According to the Denver Post, about 30 victims of Merriman's $20 million fraud packed a federal courtroom in Colorado's capital city for seven hours of testimony and arguments.

Merriman pleaded guilty in December to one count of mail fraud after turning himself in to authorities in March 2009. The paper reports he admitted to taking money from 67 investors and using it to fund a lavish lifestyle and to pay off other investors.

The maximum sentence for the mail-fraud charge was 20 years, but Merriman's cooperation with investigators led the government to seek a sentence of 12 1/2 years, the Post reports.

Merriman's attorney asked the court for a sentence of just under six years.

U.S. District Court Judge Marcia Krieger rejected a key government claim that Merriman was not only a fund manager but an investment adviser, and thus deserved more time behind bars.

However, Krieger gave Merriman a harsher prison term than federal guidelines required, citing his betrayal of family, friends and church members, and the risk that he might reoffend.

"This gets into the confusion names and titles and the level of liability associated with each," says Kathleen McBride, editor of Wealth Manager Web and a member of the Committee for the Fiduciary Standard, a group that advocates for the Investment Advisers Act of 1940 as the industry fiduciary standard. "If nothing else, if they call themselves an investment advisor, they have to have a third-party auditor and third-party custodian. They'll have a fiduciary duty to clients that they will have to constantly prove. But if they act accordingly under the investment advisor label, they'll be better protected against legal action."
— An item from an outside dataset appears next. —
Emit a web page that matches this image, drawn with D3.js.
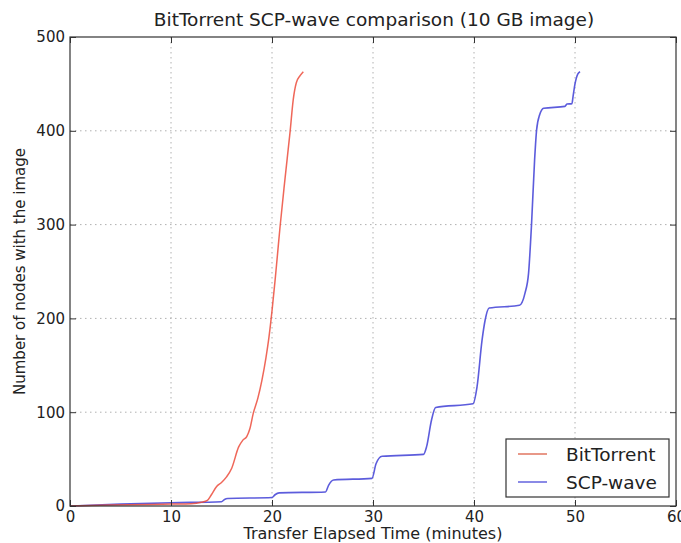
<!DOCTYPE html>
<html><head><meta charset="utf-8">
<script src="https://cdn.jsdelivr.net/npm/d3@7"></script>
<style>body{margin:0;background:#fff}svg{display:block}text{font-family:"DejaVu Sans",sans-serif;fill:#222}</style>
</head><body><svg id="c" width="681" height="543"></svg>
<script>
const xTicks=[0,10,20,30,40,50,60];
const yTicks=[0,100,200,300,400,500];
const seriesNames=["BitTorrent","SCP-wave"];
const btTime=[0,4,8,10,12,13,13.6,14.0,14.5,15.0,15.5,16.0,16.7,17.1,17.5,17.8,18.15,18.6,19.0,19.4,19.7,20.0,20.3,20.5,20.8,21.3,21.8,22.1,22.4,22.8,23.1];
const btNodes=[0,1,1.5,2,2.5,4,6,12,20.6,25,31,40,63,70,74,82,99,115,134,158,180,208,240,263,298,350,400,433,451,459,463];
const scpTime=[0,5,10,15.0,15.3,15.6,20.0,20.3,20.7,25.3,25.6,26.1,29.9,30.3,30.9,35.0,35.3,35.8,36.2,39.9,40.3,40.8,41.1,41.5,44.5,45.05,45.4,45.7,46.0,46.2,46.5,46.9,49.0,49.2,49.7,49.8,50.0,50.3,50.5];
const scpNodes=[0,2,3.5,4.6,7,8,9,12,14,15,22,27.7,29.5,45,53,55,63,92,105,109,127,177,198,211,214,227,248,301,369,401,417,424,426,428.5,429,436,450,461,463];

const svg=d3.select("#c");
const L=70,R=676,T=37,B=506;
const x=d3.scaleLinear().domain([0,60]).range([L,R]);
const y=d3.scaleLinear().domain([0,500]).range([B,T]);

// grid
svg.append("g").selectAll("line").data(xTicks.slice(1,-1)).join("line")
 .attr("x1",d=>x(d)).attr("x2",d=>x(d)).attr("y1",T).attr("y2",B)
 .attr("stroke","#b0b0b0").attr("stroke-dasharray","1.5,3.5").attr("stroke-width",1);
svg.append("g").selectAll("line").data(yTicks.slice(1,-1)).join("line")
 .attr("y1",d=>y(d)).attr("y2",d=>y(d)).attr("x1",L).attr("x2",R)
 .attr("stroke","#b0b0b0").attr("stroke-dasharray","1.5,3.5").attr("stroke-width",1);

const line=d3.line().x(d=>x(d[0])).y(d=>y(d[1])).curve(d3.curveMonotoneX);
svg.append("path").datum(scpTime.map((t,i)=>[t,scpNodes[i]])).attr("d",line)
 .attr("fill","none").attr("stroke","#4a4ad8").attr("stroke-width",1.6).attr("opacity",0.9);
svg.append("path").datum(btTime.map((t,i)=>[t,btNodes[i]])).attr("d",line)
 .attr("fill","none").attr("stroke","#ec4c3c").attr("stroke-width",1.5).attr("opacity",0.85);

// axes
const ax=svg.append("g").attr("transform",`translate(0,${B})`).call(d3.axisBottom(x).tickValues(xTicks).tickSize(-6).tickPadding(5));
const ax2=svg.append("g").attr("transform",`translate(0,${T})`).call(d3.axisTop(x).tickValues(xTicks).tickSize(-6).tickFormat(""));
const ay=svg.append("g").attr("transform",`translate(${L},0)`).call(d3.axisLeft(y).tickValues(yTicks).tickSize(-6).tickPadding(5));
const ay2=svg.append("g").attr("transform",`translate(${R},0)`).call(d3.axisRight(y).tickValues(yTicks).tickSize(-6).tickFormat(""));
[ax,ax2,ay,ay2].forEach(g=>{g.select(".domain").remove();g.selectAll("line").attr("stroke","#333");g.selectAll("text").style("font-family","DejaVu Sans").style("font-size","15px").attr("fill","#222");});
svg.append("rect").attr("x",L).attr("y",T).attr("width",R-L).attr("height",B-T).attr("fill","none").attr("stroke","#333").attr("stroke-width",1.2);

svg.append("text").attr("x",374).attr("y",26).attr("text-anchor","middle").style("font-size","18.5px").text("BitTorrent SCP-wave comparison (10 GB image)");
svg.append("text").attr("x",373).attr("y",539).attr("text-anchor","middle").style("font-size","16px").text("Transfer Elapsed Time (minutes)");
svg.append("text").attr("transform",`translate(25,${(T+B)/2}) rotate(-90)`).attr("text-anchor","middle").style("font-size","15px").text("Number of nodes with the image");

// legend
const lg=svg.append("g");
lg.append("rect").attr("x",506).attr("y",439).attr("width",163).attr("height",58).attr("fill","#fff").attr("stroke","#333").attr("stroke-width",1.2);
const cols=["#e89888","#8a8ae6"];
seriesNames.forEach((n,i)=>{
 const yy=454+i*28;
 lg.append("line").attr("x1",518).attr("x2",547).attr("y1",yy).attr("y2",yy).attr("stroke",cols[i]).attr("stroke-width",2);
 lg.append("text").attr("x",566).attr("y",yy+7).style("font-size","18.5px").text(n);
});
</script></body></html>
McBride notes the reason for most suits currently brought against brokers is for breach of fiduciary duty. But the SEC, stung by criticism in the wake of the Madoff scandal, is also stepping up investigations and enforcement actions.

"Madoff was his own custodian and had his own two-man auditing team that was supposedly independent," McBride adds. "So you'll see the SEC take a much harder look at those claiming to call themselves investment advisors."

Under the sentence, Merriman will also face three years of supervision upon his release.